At Temple, Paul Palmer was a star at running back. He finished his college career as Temple's all time leader in career rushing yards, single season rushing yards, and single game rushing yards. He was the runner up to Vinny Testaverde for the 1986 Heisman trophy.
Palmer was selected 19th overall in 1987. While he was named All-Pro as a rookie for leading the AFC in kick return average, he couldn't muster up the same success at running back. Palmer rushed for 607 yards in his two years in Kansas City. After not being able to take over the starting running back spot from the "Nigerian Nightmare" himself, Christian Okoye, he was waived at the end of 1988. He went on to play for three more teams as nothing more than a kick returner
3. Sylvester Morris
Injuries limited him to only 15 games played.
An FCS school product, Sylvester Morris was a productive and dominant player at Jackson State.
Morris was the 21st overall pick in 2000 by Kansas City. Although raw like many small school alumni, he was a big target with loads of potential. The Chiefs hoped he'd turn into a number one wide receiver. Unfortunately, his fate was at the hands of the injury bug. After a decent rookie season in which he recorded 48 receptions for 678 yards, and 3 touchdowns, Morris never played another down in the NFL. Constant, severe knee injuries forced him out of action for the next three years. In 2004, he signed with the Tampa Bay Buccaneers. Once again, a nasty knee injury ended his career. he played just one year in the NFL, but unlike many busts, it wasn't due to off field problems or character issues.
2. Trezelle Jenkins
He was a rare disappointing Michigan offensive lineman.
As a sophomore at Michigan, Trezelle Jenkins was the team's starting left tackle on the Wolverine's undefeated 1992 Rose Bowl team. He proved to be versatile playing both tackle spots during his time at Michigan.
Jenkins was selected 31st overall in 1995. He played in just nine games in three seasons with the Chiefs. He never played another snap in the NFL after he was traded to New Orleans and even couldn't make the roster of an XFL team. What does that say?
1. Todd Blackledge
He ended up being the worst quarterback from the famed 1983 draft class.
At Penn State, Todd Blackledge was a three year starter for the Nittany Lions. He was 31-5 as a starter and led Penn State to the 1982 National Championship victory. He also won the Davey O'Brien Award the same year.

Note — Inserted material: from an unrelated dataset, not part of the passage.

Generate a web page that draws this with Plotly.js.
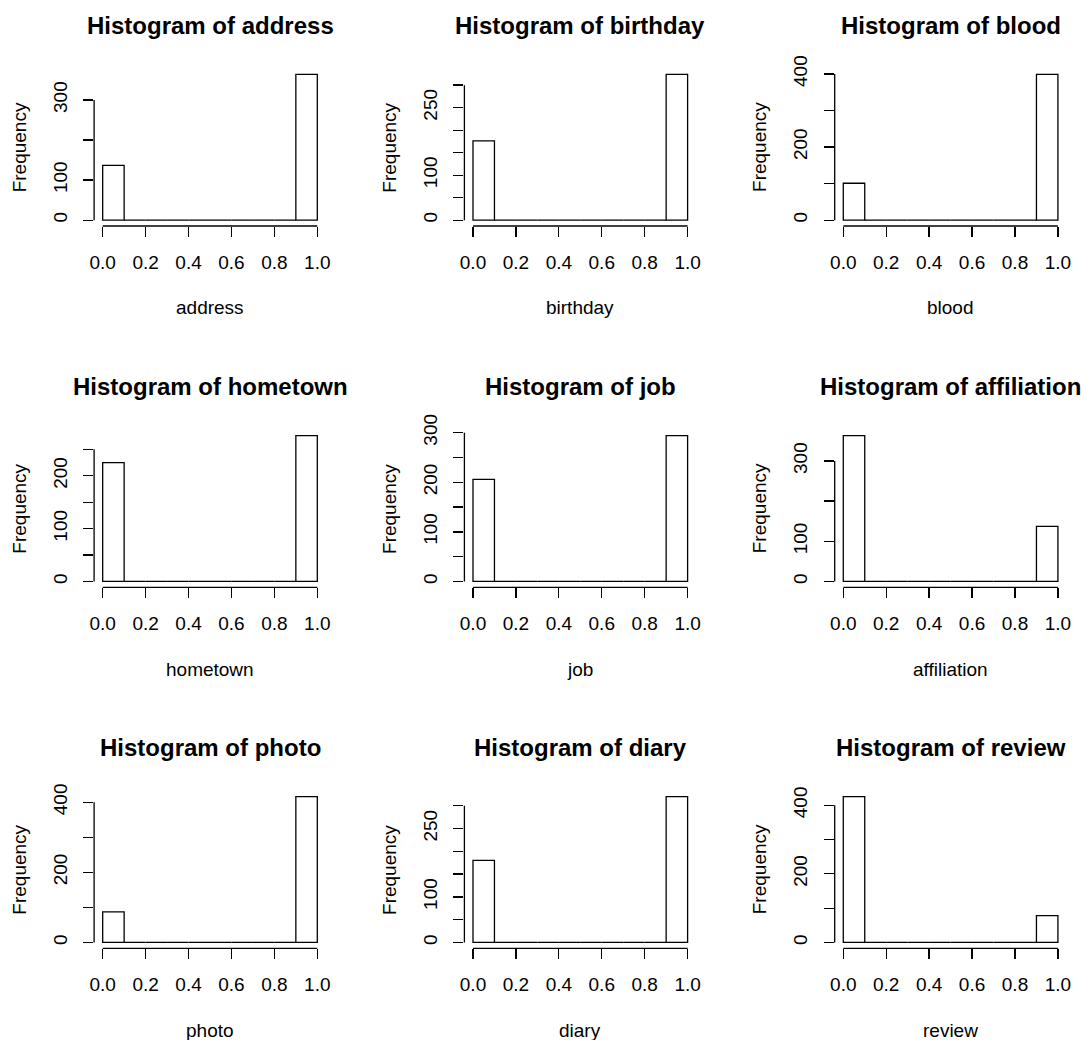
<!DOCTYPE html>
<html>
<head>
<meta charset="utf-8">
<script src="https://cdn.plot.ly/plotly-3.0.1.min.js"></script>
<style>
  html, body { margin: 0; padding: 0; background: #ffffff; }
  #chart { width: 1087px; height: 1040px; }
</style>
</head>
<body>
<div id="chart"></div>
<script>
// ---- data ----
const variables = ['address', 'birthday', 'blood', 'hometown', 'job', 'affiliation', 'photo', 'diary', 'review'];
const binEdges = [0, 0.1, 0.2, 0.3, 0.4, 0.5, 0.6, 0.7, 0.8, 0.9, 1.0];
const countFirstBin = [137, 176, 101, 225, 206, 363, 87, 180, 425];   // bin [0, 0.1]
const countLastBin  = [364, 324, 399, 276, 294, 137, 416, 320, 78];   // bin (0.9, 1.0]
const xTickVals = [0, 0.2, 0.4, 0.6, 0.8, 1.0];
const xTickText = ['0.0', '0.2', '0.4', '0.6', '0.8', '1.0'];
const yTickStep = [100, 50, 100, 50, 50, 100, 100, 50, 100];
const yTickTop  = [300, 300, 400, 250, 300, 300, 400, 300, 400];
const yTickShown = [
  [0, 100, 300], [0, 100, 250], [0, 200, 400],
  [0, 100, 200], [0, 100, 200, 300], [0, 100, 300],
  [0, 200, 400], [0, 100, 250], [0, 200, 400]
];

// ---- layout geometry (pixels) ----
const W = 1087, H = 1040;
const colLeft = [94.1, 464.4, 834.7];
const plotW = 231.8;
const rowBottom = [226, 587.3, 948.3];
const plotH = 157.5;
const FONT = 'Liberation Sans, Arial, sans-serif';
const INK = '#000000';
const LW = 1.3;

const traces = [];
const layout = {
  width: W, height: H,
  margin: {l: 0, r: 0, t: 0, b: 0},
  paper_bgcolor: '#ffffff', plot_bgcolor: '#ffffff',
  showlegend: false,
  font: {family: FONT, size: 19, color: INK},
  annotations: [], shapes: []
};

const binCenters = binEdges.slice(0, -1).map((e, k) => (e + binEdges[k + 1]) / 2);
const binWidth = binEdges[1] - binEdges[0];

variables.forEach((name, i) => {
  const r = Math.floor(i / 3), c = i % 3;
  const sfx = i === 0 ? '' : String(i + 1);
  const xa = 'x' + sfx, ya = 'y' + sfx;
  const counts = binCenters.map((_, k) => k === 0 ? countFirstBin[i] : (k === binCenters.length - 1 ? countLastBin[i] : 0));
  const ymax = Math.max(...counts);

  traces.push({
    type: 'bar', x: binCenters, y: counts, width: binWidth,
    xaxis: xa, yaxis: ya,
    marker: {color: '#ffffff', line: {color: INK, width: LW}},
    hoverinfo: 'x+y'
  });

  const left = colLeft[c], right = left + plotW;
  const bottom = rowBottom[r], top = bottom - plotH;

  const yTicks = [];
  for (let v = 0; v <= yTickTop[i] + 1e-9; v += yTickStep[i]) yTicks.push(v);
  const yText = yTicks.map(v => yTickShown[i].includes(v) ? String(v) : '');

  const x0 = binEdges[0], x1 = binEdges[binEdges.length - 1];
  layout['xaxis' + sfx] = {
    domain: [left / W, right / W], anchor: ya,
    range: [x0 - 0.04 * (x1 - x0), x1 + 0.04 * (x1 - x0)],
    tickmode: 'array', tickvals: xTickVals, ticktext: xTickText,
    ticks: 'outside', ticklen: 10, tickwidth: LW, tickcolor: INK,
    ticklabelstandoff: 9,
    showline: false, showgrid: false, zeroline: false,
    tickfont: {family: FONT, size: 19, color: INK}, fixedrange: true
  };
  layout['yaxis' + sfx] = {
    domain: [(H - bottom) / H, (H - top) / H], anchor: xa,
    range: [-0.04 * ymax, 1.04 * ymax],
    tickmode: 'array', tickvals: yTicks, ticktext: yText,
    ticks: 'outside', ticklen: 10, tickwidth: LW, tickcolor: INK,
    tickangle: -90, ticklabelstandoff: 9,
    showline: false, showgrid: false, zeroline: false,
    tickfont: {family: FONT, size: 19, color: INK}, fixedrange: true
  };

  // R-style axis lines spanning first to last tick
  layout.shapes.push({
    type: 'line', xref: xa, yref: ya + ' domain',
    x0: xTickVals[0], x1: xTickVals[xTickVals.length - 1], y0: 0, y1: 0,
    line: {color: INK, width: LW}
  });
  layout.shapes.push({
    type: 'line', xref: xa + ' domain', yref: ya,
    x0: 0, x1: 0, y0: yTicks[0], y1: yTicks[yTicks.length - 1],
    line: {color: INK, width: LW}
  });

  const cx = (left + right) / 2 / W;
  layout.annotations.push({
    text: '<b>Histogram of ' + name + '</b>', xref: 'paper', yref: 'paper',
    x: cx, y: (H - (top - 43.5)) / H, xanchor: 'center', yanchor: 'middle',
    showarrow: false, font: {family: FONT, size: 24, color: INK}
  });
  layout.annotations.push({
    text: name, xref: 'paper', yref: 'paper',
    x: cx, y: (H - (bottom + 82)) / H, xanchor: 'center', yanchor: 'middle',
    showarrow: false, font: {family: FONT, size: 19, color: INK}
  });
  layout.annotations.push({
    text: 'Frequency', xref: 'paper', yref: 'paper', textangle: -90,
    x: (left - 75) / W, y: (H - (top + bottom) / 2) / H, xanchor: 'center', yanchor: 'middle',
    showarrow: false, font: {family: FONT, size: 19, color: INK}
  });
});

Plotly.newPlot('chart', traces, layout, {staticPlot: true, displayModeBar: false});
</script>
</body>
</html>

Blackledge was selected seventh overall in 1983. He ended up being the least productive of the six first round quarterbacks in that draft. John Elway, Jim Kelly, and Dan Marino all ended up in the Hall of Fame. Tony Eason led the Patriots to Super XX and Ken O'Brien was a two time pro bowler during his time with the Jets. Blackledge finished his five years in Kansas City throwing more interceptions then touchdowns.